Why Is So Much of Our Discussion of Higher Ed Driven by Elite Institutions?
One of the things that makes me crazy about the media’s discussion of higher education is how much of it is driven and framed by elite schools. During the 90s, when it seemed like every college and university was fighting over whether Shakespeare should give way to Toni Morrison on the syllabus, it occurred to few pundits to look at what was happening in community colleges or lower-tier public universities, where most students get their education. And where the picture looks quite different.
The same goes today for the wars over trigger warnings and safe spaces: on both sides of the debate, this is primarily an argument over elite schools. Which has little to do with a place like Brooklyn College, where I teach. Seriously: just check out Judith Shulevitz’s recent piece on the topic in the Times, which got so much notice. In a 2100-word oped, here are all the institutions that make an appearance: Brown, Columbia, Northwestern, Oxford, Smith, Hampshire, Barnard, and the University of Chicago. There are fewer students in all of these institutions combined than there are at CUNY alone; between them, these colleges and universities enroll less than .5% of all students in America (not counting Oxford, of course, though it wouldn’t really change the numbers).

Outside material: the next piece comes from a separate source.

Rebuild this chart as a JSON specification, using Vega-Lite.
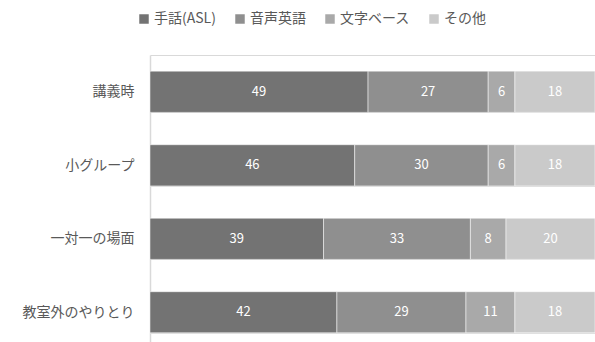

This is all a long windup to a piece in this morning’s Washington Post by a Columbia philosophy professor who is teaching at a prison in New York. It’s a lovely article about her experience teaching Aeschylus’ Oresteia to women prisoners, and it makes all the right points about incarceration and education. I really don’t want to take anything away from it. I’ve noticed that an increasing number of professors at institutions like Columbia, Bard, and NYU are teaching in prisons, and I think it’s a wonderful way to share and spread the wealth.
What caught my eye was this passage:
My incarcerated students differ radically from the ones at Columbia. When I walk into a tidy, well-equipped classroom on Morningside campus, I know my undergrads have spent years preparing for academic achievement, supported by family and teachers. Trained to ask hard questions, they consider diverse perspectives and then expect to get to the bottom of things.

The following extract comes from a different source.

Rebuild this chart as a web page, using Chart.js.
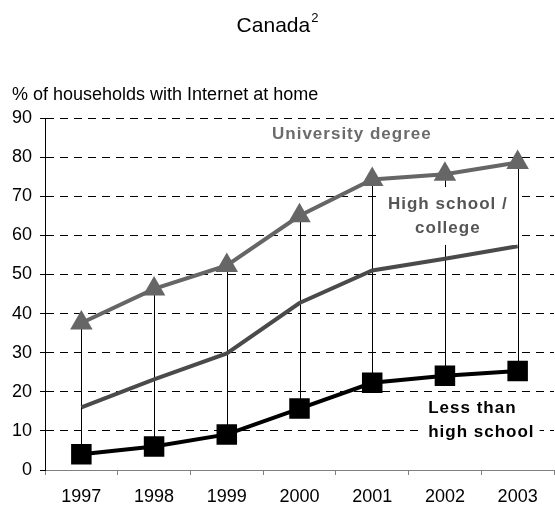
<!DOCTYPE html>
<html><head><meta charset="utf-8">
<script src="https://cdn.jsdelivr.net/npm/chart.js@4.4.1/dist/chart.umd.min.js"></script>
<style>html,body{margin:0;padding:0;background:#fff}#wrap{width:555px;height:510px}</style>
</head><body><div id="wrap"><canvas id="c" width="555" height="510"></canvas></div>
<script>
const years = ['1997', '1998', '1999', '2000', '2001', '2002', '2003'];
const university = [37.6, 46.3, 52.3, 65.0, 74.3, 75.6, 78.6];
const highSchoolCollege = [16.0, 23.2, 29.8, 42.7, 51.0, 54.0, 57.2];
const lessThanHighSchool = [4.0, 6.0, 9.1, 15.7, 22.3, 24.1, 25.3];
const yTicks = [0, 10, 20, 30, 40, 50, 60, 70, 80, 90];
const titleText = 'Canada';
const titleSup = '2';
const yAxisTitle = '% of households with Internet at home';
const seriesNames = ['University degree', 'High school / college', 'Less than high school'];

const FONT = '"Liberation Sans", Arial, sans-serif';

const labelBoxes = [
  { lines: ['University degree'], x: 3.72, y: [85.9], align: 'center', color: '#6b6b6b', pad: [6, 4] },
  { lines: ['High school /', 'college'], x: 5.04, y: [68.0, 61.9], align: 'center', color: '#555555', pad: [9, 6] },
  { lines: ['Less than', 'high school'], x: 4.77, y: [15.9, 9.7], align: 'left', color: '#000000', pad: [5, 4] }
];

const annot = {
  id: 'annot',
  beforeDatasetsDraw(chart) {
    const ctx = chart.ctx;
    const top = chart.getDatasetMeta(0).data;
    const bot = chart.getDatasetMeta(2).data;
    ctx.save();
    ctx.strokeStyle = '#000';
    ctx.lineWidth = 1;
    top.forEach((p, i) => {
      const q = bot[i];
      const x = Math.round(p.x) + 0.5;
      ctx.beginPath();
      ctx.moveTo(x, p.y);
      ctx.lineTo(x, q.y);
      ctx.stroke();
    });
    ctx.restore();
  },
  afterDatasetsDraw(chart) {
    const ctx = chart.ctx;
    const xs = chart.scales.x, ys = chart.scales.y;
    ctx.save();
    ctx.font = 'bold 17px ' + FONT;
    try { ctx.letterSpacing = '1px'; } catch (e) {}
    ctx.textBaseline = 'middle';
    labelBoxes.forEach(lb => {
      const px = xs.getPixelForValue(lb.x);
      const pys = lb.y.map(v => ys.getPixelForValue(v));
      const widths = lb.lines.map(t => ctx.measureText(t).width);
      const maxW = Math.max(...widths);
      let left = lb.align === 'center' ? px - maxW / 2 : px;
      const topY = Math.min(...pys) - 11 - lb.pad[1];
      const botY = Math.max(...pys) + 11 + lb.pad[1];
      ctx.fillStyle = '#fff';
      ctx.fillRect(left - lb.pad[0], topY, maxW + 2 * lb.pad[0], botY - topY);
      ctx.fillStyle = lb.color;
      lb.lines.forEach((t, i) => {
        ctx.textAlign = 'left';
        const lx = lb.align === 'center' ? px - widths[i] / 2 : px;
        ctx.fillText(t, lx, pys[i]);
      });
    });
    ctx.restore();
  },
  afterDraw(chart) {
    const ctx = chart.ctx;
    ctx.save();
    ctx.fillStyle = '#000';
    ctx.textBaseline = 'alphabetic';
    ctx.textAlign = 'left';
    ctx.font = '21px ' + FONT;
    const w1 = ctx.measureText(titleText).width;
    ctx.font = '13px ' + FONT;
    const w2 = ctx.measureText(titleSup).width;
    const start = 277.5 - (w1 + w2 + 1) / 2;
    ctx.font = '21px ' + FONT;
    ctx.fillText(titleText, start, 32);
    ctx.font = '13px ' + FONT;
    ctx.fillText(titleSup, start + w1 + 1, 22);
    ctx.font = '18px ' + FONT;
    ctx.fillText(yAxisTitle, 12, 100);
    ctx.restore();
  }
};

new Chart(document.getElementById('c'), {
  type: 'line',
  data: {
    labels: years,
    datasets: [
      { label: seriesNames[0], data: university, borderColor: '#666666', backgroundColor: '#666666',
        borderWidth: 4, pointStyle: 'triangle', pointRadius: 13, pointHoverRadius: 13, pointBorderWidth: 0,
        pointBackgroundColor: '#666666', tension: 0 },
      { label: seriesNames[1], data: highSchoolCollege, borderColor: '#4a4a4a', backgroundColor: '#4a4a4a',
        borderWidth: 4, pointRadius: 0, pointHoverRadius: 0, tension: 0 },
      { label: seriesNames[2], data: lessThanHighSchool, borderColor: '#000000', backgroundColor: '#000000',
        borderWidth: 4, pointStyle: 'rect', pointRadius: 14.5, pointHoverRadius: 14.5, pointBorderWidth: 0,
        pointBackgroundColor: '#000000', tension: 0 }
    ]
  },
  options: {
    responsive: false,
    animation: false,
    devicePixelRatio: 1,
    layout: { autoPadding: false, padding: { top: 118, right: 1, left: 0, bottom: 0 } },
    plugins: { legend: { display: false }, tooltip: { enabled: false }, title: { display: false } },
    scales: {
      x: {
        type: 'category',
        offset: true,
        afterFit: s => { s.height = 40; s.paddingLeft = 0; s.paddingRight = 0; },
        grid: { offset: true, drawOnChartArea: false, color: '#808080', tickLength: 5, lineWidth: 1 },
        border: { display: true, color: '#808080', width: 1 },
        ticks: { color: '#000', font: { family: FONT, size: 18 }, padding: 11, maxRotation: 0, autoSkip: false }
      },
      y: {
        min: 0, max: 90,
        afterBuildTicks: s => { s.ticks = yTicks.map(v => ({ value: v })); },
        afterFit: s => { s.width = 45; s.paddingTop = 0; s.paddingBottom = 0; },
        grid: {
          color: c => (c.tick && c.tick.value === 0) ? 'rgba(0,0,0,0)' : '#000',
          tickColor: '#000', tickLength: 5, tickBorderDash: [], lineWidth: 1
        },
        border: { display: true, color: '#000', width: 1, dash: [8, 6] },
        ticks: { color: '#000', font: { family: FONT, size: 18 }, padding: 8 }
      }
    }
  },
  plugins: [annot]
});
</script>
</body></html>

When a correctional officer escorts me into a prison room equipped with rickety tables, tangled Venetian blinds, and no chalk, I know my incarcerated students have been locked away for years – sometimes for decades — with virtually no opportunity for intellectual stimulation.
…
My main goal as a teacher in prison has been to create a space comfortable enough for exploration and insight. The circumstance does not make that easy. With a heating system so loud we can barely hear ourselves think…
As any professor at CUNY will tell you, the telltale signs that the author of this piece attributes to prison—rickety tables, tangled blinds, no chalk, loud heating systems—are ubiquitous features on our campuses. I have a very strict no-gifts policy for my students: at the end of the semester, I only accept emails or cards of thanks. But one day a student gave me a gift, and as I protested to her that I don’t accept them, she gently pressed it into my hand and said, “Just open it.” It was a box of chalk: I gratefully accepted it. That’s how bad things can get at CUNY.
Now college is not prison; a seminar room is not a jail cell. I’m not making that argument. I’m making a different claim. Two actually.
First, the way that elite institutions dominate our media discussions really skews how the public, particularly that portion of the public that is not in college right now, sees higher education. There is a war being fought on college campuses, but it’s not about trigger warnings or safe spaces; it’s about whether non-elite students will be able to get any kind of liberal arts education at all—forget Shakespeare v. Morrison; I’m talking essays versus multiple choice tests, philosophy versus accounting—from mostly precarious professors who are themselves struggling to make ends meet.
And that brings me to my second point: at Brooklyn College, we have students who have been to prison or who have friends and relatives who are in prison. The wall between the Columbia philosophy department and prison is impermeable and high; not so the walls surrounding CUNY. There’s a lot of talk these days—thankfully—about prisons and carceral institutions. But when the discussion is framed as Columbia v. prison, we get a false sense of the distance many ordinary Americans, black and white, have to travel in order to get from their everyday lives to jail. It’s often not as far as you think.
My friend and colleague, Paisley Currah, has a paper that he’s presenting today at the CUNY Graduate Center. It’s about how transgendered people are treated in prison, and how that relates to how they, and other people, are treated outside of prison. It’s a complicated and fascinating argument—if you want a copy, email gcpoliticaltheoryworkshop@gmail.com—but the last line hits home:
Prisons aren’t “real life,” but for many, neither is the realm of putative freedom. It’s slow death.